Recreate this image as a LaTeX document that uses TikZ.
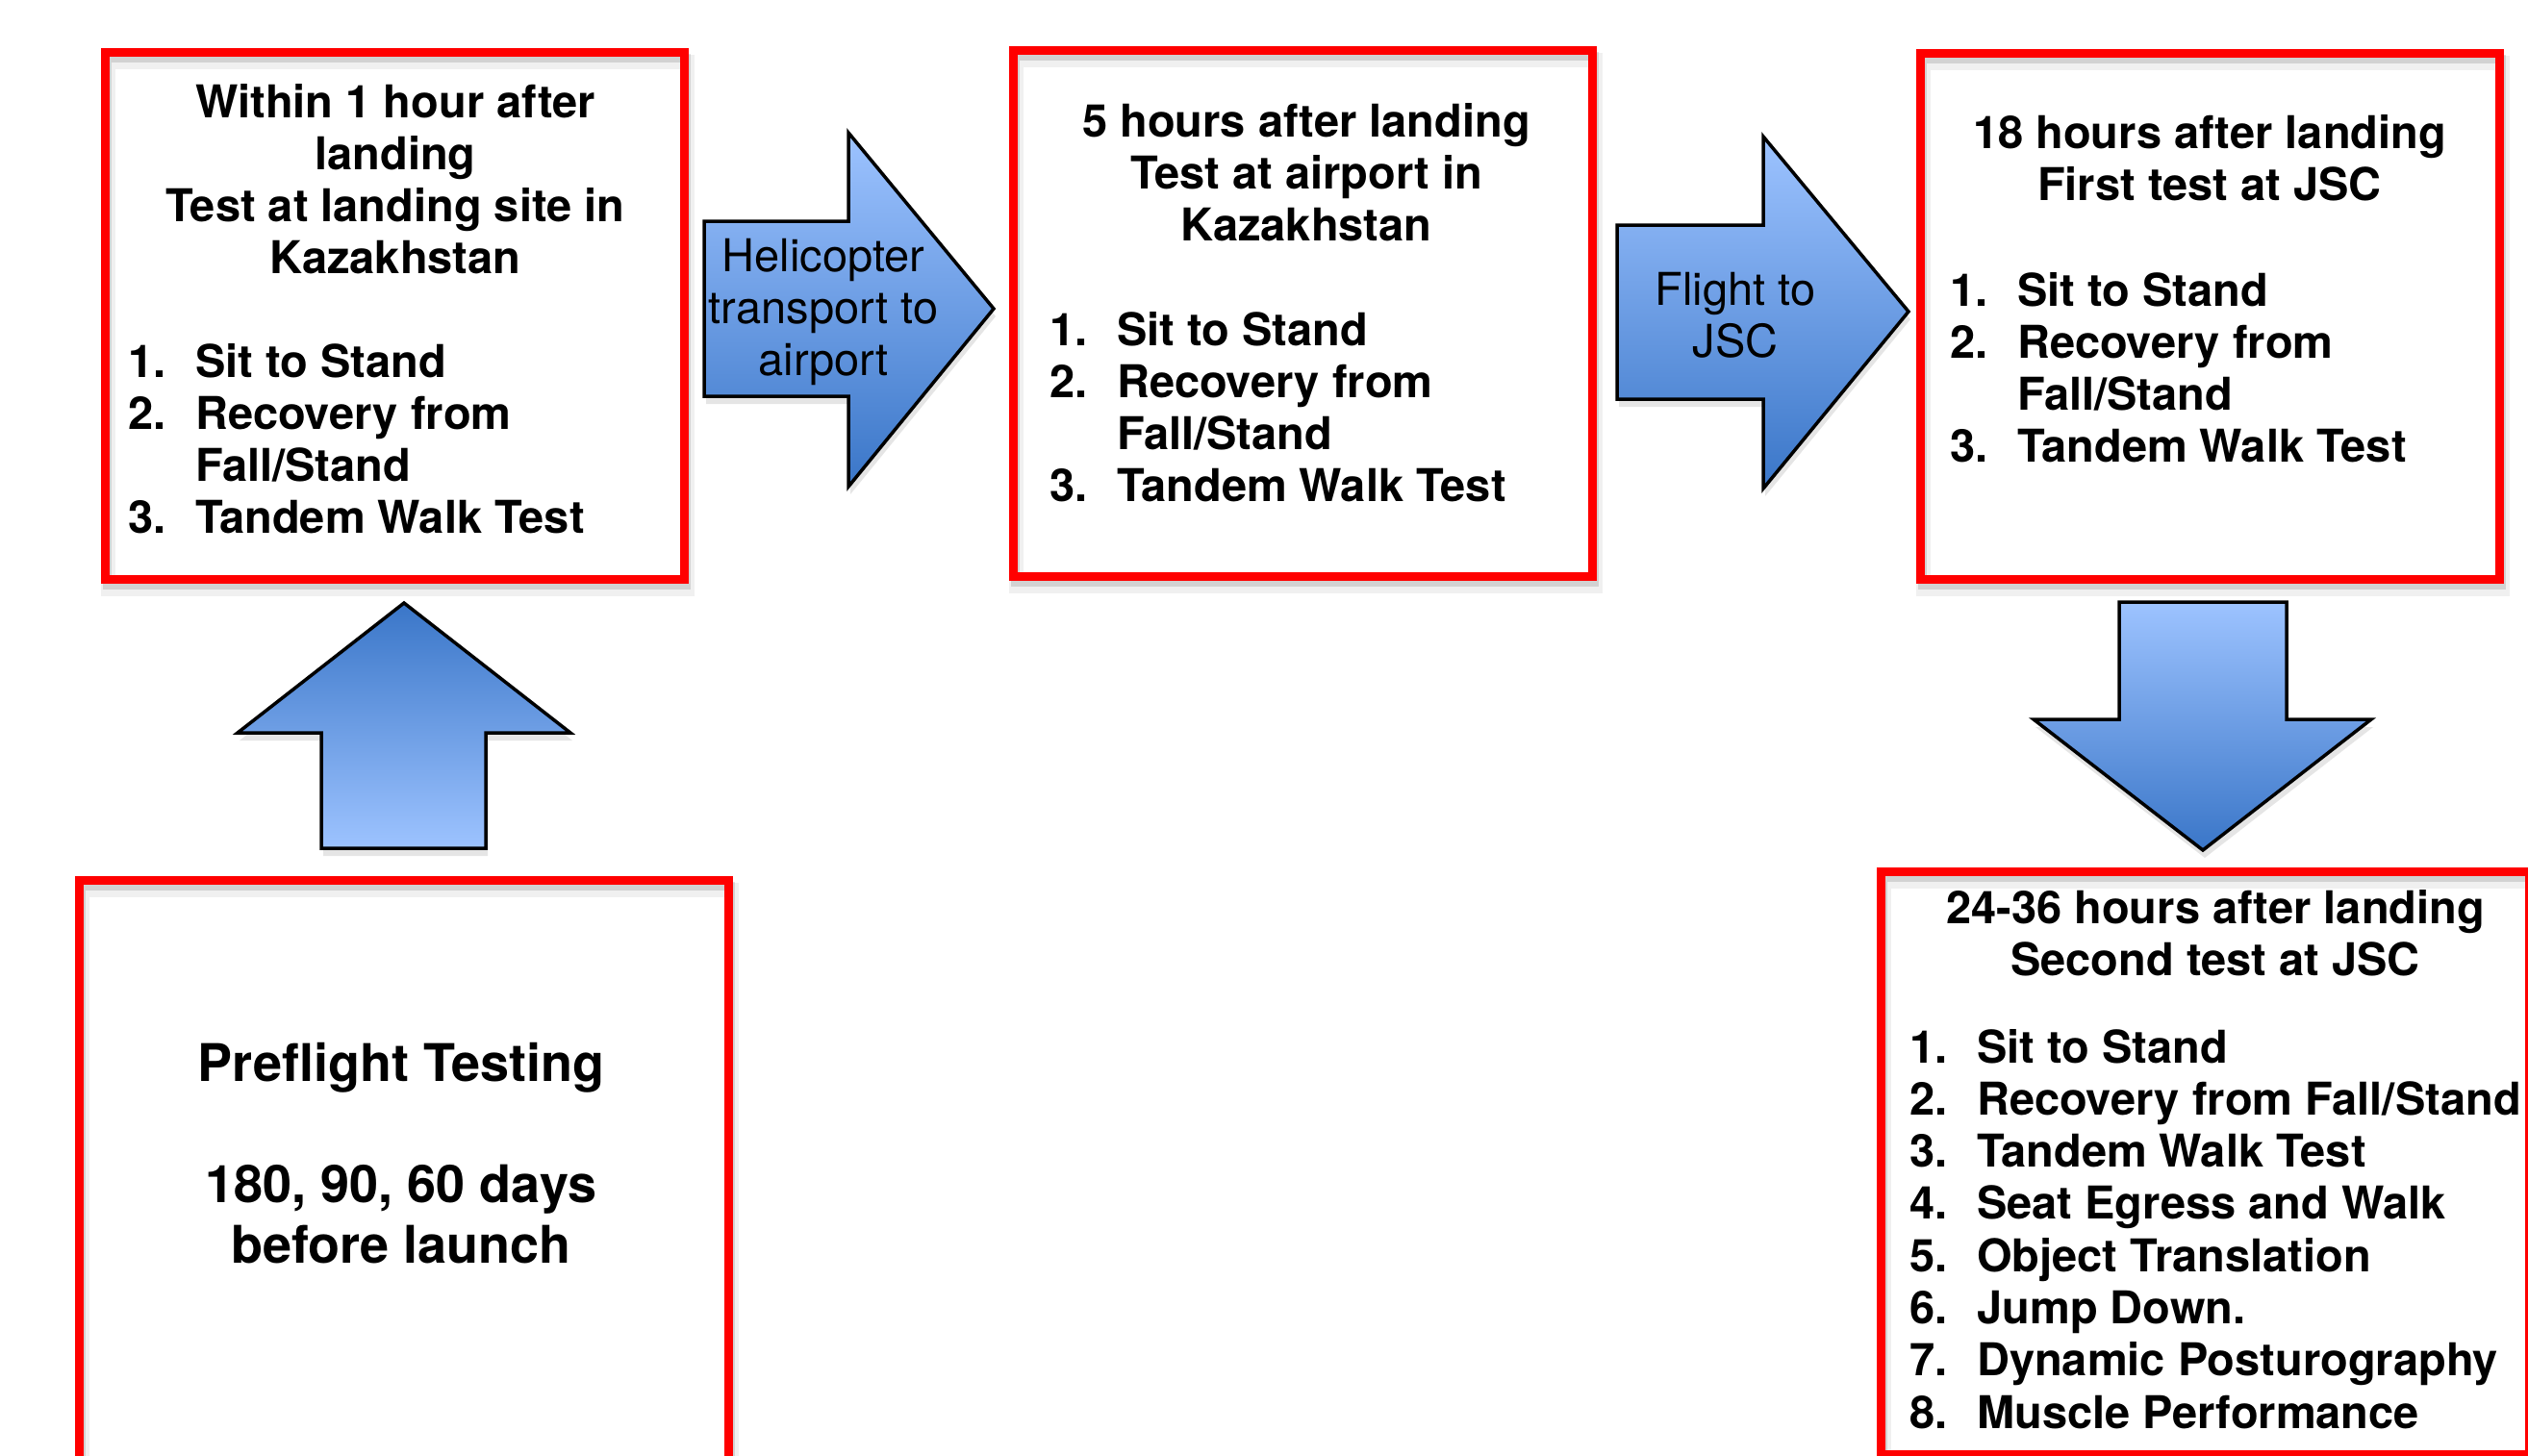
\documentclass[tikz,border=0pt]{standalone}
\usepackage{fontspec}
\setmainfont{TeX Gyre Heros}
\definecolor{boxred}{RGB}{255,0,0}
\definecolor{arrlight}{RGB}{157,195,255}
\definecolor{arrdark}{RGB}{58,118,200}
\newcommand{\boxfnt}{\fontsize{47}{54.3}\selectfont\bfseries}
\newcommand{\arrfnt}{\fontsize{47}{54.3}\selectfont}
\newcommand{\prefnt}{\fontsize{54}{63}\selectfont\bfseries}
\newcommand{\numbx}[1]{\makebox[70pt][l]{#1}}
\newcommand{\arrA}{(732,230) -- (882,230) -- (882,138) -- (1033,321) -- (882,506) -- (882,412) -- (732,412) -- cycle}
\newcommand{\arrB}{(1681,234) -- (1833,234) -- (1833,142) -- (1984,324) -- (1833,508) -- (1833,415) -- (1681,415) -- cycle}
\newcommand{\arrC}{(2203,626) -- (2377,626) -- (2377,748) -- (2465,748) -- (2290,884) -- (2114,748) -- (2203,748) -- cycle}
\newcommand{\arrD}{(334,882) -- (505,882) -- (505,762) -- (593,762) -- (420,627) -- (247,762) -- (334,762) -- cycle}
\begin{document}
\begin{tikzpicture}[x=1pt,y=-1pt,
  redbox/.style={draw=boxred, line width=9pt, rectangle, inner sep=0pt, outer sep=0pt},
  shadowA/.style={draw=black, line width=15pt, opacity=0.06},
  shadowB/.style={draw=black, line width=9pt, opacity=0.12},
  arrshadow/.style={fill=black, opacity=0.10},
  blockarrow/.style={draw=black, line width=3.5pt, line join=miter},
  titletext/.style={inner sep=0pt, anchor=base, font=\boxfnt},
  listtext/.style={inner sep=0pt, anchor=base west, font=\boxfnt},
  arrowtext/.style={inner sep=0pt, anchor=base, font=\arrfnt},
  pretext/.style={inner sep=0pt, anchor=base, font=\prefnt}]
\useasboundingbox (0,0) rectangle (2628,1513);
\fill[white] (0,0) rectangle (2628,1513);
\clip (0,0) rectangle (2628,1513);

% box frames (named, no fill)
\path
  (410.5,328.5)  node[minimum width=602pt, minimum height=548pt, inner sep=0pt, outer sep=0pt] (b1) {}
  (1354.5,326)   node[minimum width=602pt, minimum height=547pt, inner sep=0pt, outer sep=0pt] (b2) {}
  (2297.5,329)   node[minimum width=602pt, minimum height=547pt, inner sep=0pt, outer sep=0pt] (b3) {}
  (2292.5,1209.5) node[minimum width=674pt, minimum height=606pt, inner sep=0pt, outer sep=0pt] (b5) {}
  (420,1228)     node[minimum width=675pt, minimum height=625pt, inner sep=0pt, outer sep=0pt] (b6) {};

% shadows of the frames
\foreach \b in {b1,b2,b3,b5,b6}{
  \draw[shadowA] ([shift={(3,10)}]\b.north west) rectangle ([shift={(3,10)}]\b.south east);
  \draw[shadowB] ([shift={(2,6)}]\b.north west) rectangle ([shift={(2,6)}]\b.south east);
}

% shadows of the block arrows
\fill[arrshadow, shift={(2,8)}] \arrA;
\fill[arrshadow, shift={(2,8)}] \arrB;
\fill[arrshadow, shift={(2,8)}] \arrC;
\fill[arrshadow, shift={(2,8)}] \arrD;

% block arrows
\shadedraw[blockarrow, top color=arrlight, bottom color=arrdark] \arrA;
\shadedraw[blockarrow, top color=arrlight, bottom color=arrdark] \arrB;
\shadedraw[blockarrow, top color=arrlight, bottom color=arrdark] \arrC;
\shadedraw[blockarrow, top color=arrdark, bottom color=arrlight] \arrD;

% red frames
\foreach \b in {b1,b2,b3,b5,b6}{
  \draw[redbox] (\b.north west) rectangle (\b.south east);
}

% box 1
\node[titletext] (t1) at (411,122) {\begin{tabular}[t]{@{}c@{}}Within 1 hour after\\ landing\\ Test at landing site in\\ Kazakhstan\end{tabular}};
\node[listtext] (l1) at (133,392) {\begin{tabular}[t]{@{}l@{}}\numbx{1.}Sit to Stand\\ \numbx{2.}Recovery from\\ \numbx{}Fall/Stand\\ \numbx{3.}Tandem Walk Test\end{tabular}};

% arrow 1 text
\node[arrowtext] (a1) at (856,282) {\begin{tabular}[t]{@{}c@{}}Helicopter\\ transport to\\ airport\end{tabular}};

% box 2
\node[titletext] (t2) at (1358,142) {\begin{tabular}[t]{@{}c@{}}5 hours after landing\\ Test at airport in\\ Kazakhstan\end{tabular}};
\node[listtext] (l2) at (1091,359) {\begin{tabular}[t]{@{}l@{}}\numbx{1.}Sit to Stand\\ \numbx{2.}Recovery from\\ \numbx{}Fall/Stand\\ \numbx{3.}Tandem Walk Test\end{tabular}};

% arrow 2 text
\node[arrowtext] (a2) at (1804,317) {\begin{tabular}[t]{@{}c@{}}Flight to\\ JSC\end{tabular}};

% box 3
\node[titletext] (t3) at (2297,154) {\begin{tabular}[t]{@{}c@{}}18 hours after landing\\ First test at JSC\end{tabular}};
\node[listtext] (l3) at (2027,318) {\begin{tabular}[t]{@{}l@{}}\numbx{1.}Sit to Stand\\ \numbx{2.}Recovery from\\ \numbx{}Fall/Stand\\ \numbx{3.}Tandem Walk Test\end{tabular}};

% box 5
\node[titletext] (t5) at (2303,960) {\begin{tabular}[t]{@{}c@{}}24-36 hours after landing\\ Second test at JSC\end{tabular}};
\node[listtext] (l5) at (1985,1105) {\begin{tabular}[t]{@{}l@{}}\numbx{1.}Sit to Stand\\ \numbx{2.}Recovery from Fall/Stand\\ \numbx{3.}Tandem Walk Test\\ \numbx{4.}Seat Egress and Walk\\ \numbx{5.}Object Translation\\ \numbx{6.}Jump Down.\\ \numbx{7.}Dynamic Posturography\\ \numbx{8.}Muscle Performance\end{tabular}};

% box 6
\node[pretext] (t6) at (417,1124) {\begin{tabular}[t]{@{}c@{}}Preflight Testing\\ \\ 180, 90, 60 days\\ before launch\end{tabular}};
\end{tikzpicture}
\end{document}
————
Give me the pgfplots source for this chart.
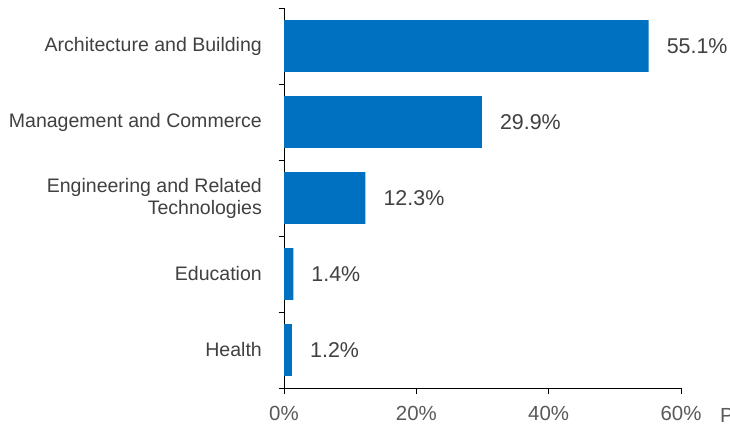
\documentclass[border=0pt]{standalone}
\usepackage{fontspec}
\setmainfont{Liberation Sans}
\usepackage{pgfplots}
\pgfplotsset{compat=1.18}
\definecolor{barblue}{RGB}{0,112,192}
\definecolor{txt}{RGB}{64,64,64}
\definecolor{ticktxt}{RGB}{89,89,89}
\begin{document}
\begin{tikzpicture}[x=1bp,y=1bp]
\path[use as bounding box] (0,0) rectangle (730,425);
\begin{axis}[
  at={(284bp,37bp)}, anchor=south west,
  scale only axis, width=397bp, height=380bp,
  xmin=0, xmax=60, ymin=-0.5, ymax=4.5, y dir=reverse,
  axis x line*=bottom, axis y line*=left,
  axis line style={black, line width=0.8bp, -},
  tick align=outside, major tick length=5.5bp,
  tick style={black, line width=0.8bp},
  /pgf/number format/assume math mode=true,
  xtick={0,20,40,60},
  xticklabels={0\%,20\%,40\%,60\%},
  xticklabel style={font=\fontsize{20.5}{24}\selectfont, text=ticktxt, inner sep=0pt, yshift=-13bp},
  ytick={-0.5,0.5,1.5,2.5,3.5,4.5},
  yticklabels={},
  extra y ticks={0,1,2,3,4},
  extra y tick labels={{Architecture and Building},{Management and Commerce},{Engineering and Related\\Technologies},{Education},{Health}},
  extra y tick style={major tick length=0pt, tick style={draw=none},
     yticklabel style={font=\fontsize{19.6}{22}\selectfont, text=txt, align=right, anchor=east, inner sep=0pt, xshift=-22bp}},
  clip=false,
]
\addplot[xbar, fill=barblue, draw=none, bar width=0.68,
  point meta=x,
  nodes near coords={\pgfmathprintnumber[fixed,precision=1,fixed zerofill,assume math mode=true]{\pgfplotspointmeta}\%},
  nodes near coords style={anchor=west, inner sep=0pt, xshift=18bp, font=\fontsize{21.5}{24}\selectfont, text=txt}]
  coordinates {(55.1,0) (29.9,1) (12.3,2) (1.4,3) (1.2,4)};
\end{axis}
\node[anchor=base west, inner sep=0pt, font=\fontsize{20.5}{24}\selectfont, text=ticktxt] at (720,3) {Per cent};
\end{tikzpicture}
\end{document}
————
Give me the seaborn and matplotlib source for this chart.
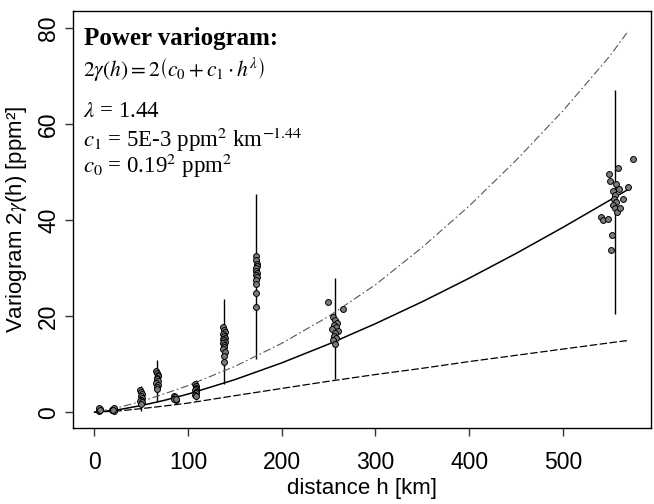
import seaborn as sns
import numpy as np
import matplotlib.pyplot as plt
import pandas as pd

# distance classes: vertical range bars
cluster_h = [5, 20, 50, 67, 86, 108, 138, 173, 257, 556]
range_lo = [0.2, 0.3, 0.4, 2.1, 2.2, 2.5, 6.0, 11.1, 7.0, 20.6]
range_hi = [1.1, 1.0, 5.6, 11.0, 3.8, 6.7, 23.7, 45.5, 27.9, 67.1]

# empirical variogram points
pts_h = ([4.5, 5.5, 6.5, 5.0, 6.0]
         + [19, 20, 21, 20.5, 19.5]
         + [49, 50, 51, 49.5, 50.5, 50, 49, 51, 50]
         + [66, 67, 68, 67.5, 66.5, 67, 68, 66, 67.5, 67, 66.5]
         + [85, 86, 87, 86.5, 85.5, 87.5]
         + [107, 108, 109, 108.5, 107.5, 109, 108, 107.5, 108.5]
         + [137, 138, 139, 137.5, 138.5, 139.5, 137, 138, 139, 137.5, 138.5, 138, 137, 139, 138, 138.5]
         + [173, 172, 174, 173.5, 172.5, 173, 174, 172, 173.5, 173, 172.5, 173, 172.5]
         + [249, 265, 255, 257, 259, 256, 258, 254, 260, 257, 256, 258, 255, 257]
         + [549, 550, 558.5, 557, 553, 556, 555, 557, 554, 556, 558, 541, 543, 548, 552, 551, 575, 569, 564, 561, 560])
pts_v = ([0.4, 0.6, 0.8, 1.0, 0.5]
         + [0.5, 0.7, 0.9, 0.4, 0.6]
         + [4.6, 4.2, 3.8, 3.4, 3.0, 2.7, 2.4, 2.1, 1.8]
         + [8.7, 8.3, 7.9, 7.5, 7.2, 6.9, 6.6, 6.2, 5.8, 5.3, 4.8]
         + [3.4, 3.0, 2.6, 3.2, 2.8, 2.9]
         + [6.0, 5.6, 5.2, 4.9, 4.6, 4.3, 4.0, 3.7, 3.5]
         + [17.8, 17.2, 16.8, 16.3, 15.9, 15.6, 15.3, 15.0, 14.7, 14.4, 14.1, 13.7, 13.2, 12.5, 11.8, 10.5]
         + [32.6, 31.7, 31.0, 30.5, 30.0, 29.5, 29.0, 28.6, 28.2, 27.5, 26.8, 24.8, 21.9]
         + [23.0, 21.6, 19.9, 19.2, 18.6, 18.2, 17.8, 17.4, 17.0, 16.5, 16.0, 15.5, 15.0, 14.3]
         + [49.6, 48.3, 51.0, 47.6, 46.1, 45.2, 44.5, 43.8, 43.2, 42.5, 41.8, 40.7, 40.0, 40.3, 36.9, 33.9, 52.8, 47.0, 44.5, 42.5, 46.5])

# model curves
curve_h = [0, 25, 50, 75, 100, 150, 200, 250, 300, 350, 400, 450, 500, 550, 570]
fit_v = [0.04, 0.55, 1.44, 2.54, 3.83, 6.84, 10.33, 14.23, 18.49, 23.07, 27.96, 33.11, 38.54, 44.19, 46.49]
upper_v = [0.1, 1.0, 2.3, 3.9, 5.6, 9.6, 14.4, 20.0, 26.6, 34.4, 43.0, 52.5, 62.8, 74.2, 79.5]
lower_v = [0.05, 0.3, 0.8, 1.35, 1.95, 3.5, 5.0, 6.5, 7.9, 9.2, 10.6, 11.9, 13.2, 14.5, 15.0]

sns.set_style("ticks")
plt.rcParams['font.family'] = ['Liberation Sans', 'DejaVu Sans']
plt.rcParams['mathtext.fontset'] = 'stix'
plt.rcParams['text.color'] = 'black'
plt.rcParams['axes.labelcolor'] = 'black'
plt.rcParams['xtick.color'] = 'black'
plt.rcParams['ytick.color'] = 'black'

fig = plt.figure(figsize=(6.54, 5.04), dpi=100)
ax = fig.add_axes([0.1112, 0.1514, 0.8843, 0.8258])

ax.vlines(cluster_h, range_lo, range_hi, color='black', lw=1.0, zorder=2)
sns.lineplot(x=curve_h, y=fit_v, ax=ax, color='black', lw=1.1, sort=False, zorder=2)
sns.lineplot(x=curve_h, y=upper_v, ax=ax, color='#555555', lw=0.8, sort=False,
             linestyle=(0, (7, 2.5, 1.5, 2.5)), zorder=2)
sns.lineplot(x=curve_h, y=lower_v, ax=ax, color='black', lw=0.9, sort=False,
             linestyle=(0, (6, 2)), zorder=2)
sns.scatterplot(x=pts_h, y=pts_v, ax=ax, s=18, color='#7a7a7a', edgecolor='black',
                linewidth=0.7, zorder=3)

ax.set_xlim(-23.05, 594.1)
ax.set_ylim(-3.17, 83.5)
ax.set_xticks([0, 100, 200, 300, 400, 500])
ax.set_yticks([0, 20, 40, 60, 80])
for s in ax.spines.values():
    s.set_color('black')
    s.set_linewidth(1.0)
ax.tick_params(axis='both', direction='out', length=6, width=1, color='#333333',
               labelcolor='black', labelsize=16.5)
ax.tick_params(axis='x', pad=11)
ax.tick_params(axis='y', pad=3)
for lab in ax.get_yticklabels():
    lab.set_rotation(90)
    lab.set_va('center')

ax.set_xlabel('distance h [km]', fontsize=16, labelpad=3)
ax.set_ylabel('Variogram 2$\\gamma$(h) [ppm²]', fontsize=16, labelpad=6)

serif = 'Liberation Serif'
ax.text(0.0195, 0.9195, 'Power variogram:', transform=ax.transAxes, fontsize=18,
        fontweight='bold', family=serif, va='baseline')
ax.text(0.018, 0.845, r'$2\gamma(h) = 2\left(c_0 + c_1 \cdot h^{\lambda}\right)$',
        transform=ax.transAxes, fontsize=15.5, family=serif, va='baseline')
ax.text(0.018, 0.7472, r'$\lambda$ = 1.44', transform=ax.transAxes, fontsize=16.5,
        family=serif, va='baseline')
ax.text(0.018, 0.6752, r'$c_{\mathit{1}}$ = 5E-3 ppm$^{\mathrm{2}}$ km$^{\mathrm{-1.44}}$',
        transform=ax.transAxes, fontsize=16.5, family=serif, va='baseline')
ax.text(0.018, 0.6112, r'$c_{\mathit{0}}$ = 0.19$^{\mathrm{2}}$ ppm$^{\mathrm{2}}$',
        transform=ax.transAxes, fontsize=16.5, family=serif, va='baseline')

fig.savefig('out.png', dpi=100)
————
=== WHAT IS REQUIRED ===
Looking above, find the stretch of lines that opens with the one holding "Give me the seaborn" and closes with the one holding "45.5, 27.9, 67.1]". Copy it exactly, pictures excluded.

=== SOLUTION TO THIS TASK ===
Give me the seaborn and matplotlib source for this chart.
import seaborn as sns
import numpy as np
import matplotlib.pyplot as plt
import pandas as pd

# distance classes: vertical range bars
cluster_h = [5, 20, 50, 67, 86, 108, 138, 173, 257, 556]
range_lo = [0.2, 0.3, 0.4, 2.1, 2.2, 2.5, 6.0, 11.1, 7.0, 20.6]
range_hi = [1.1, 1.0, 5.6, 11.0, 3.8, 6.7, 23.7, 45.5, 27.9, 67.1]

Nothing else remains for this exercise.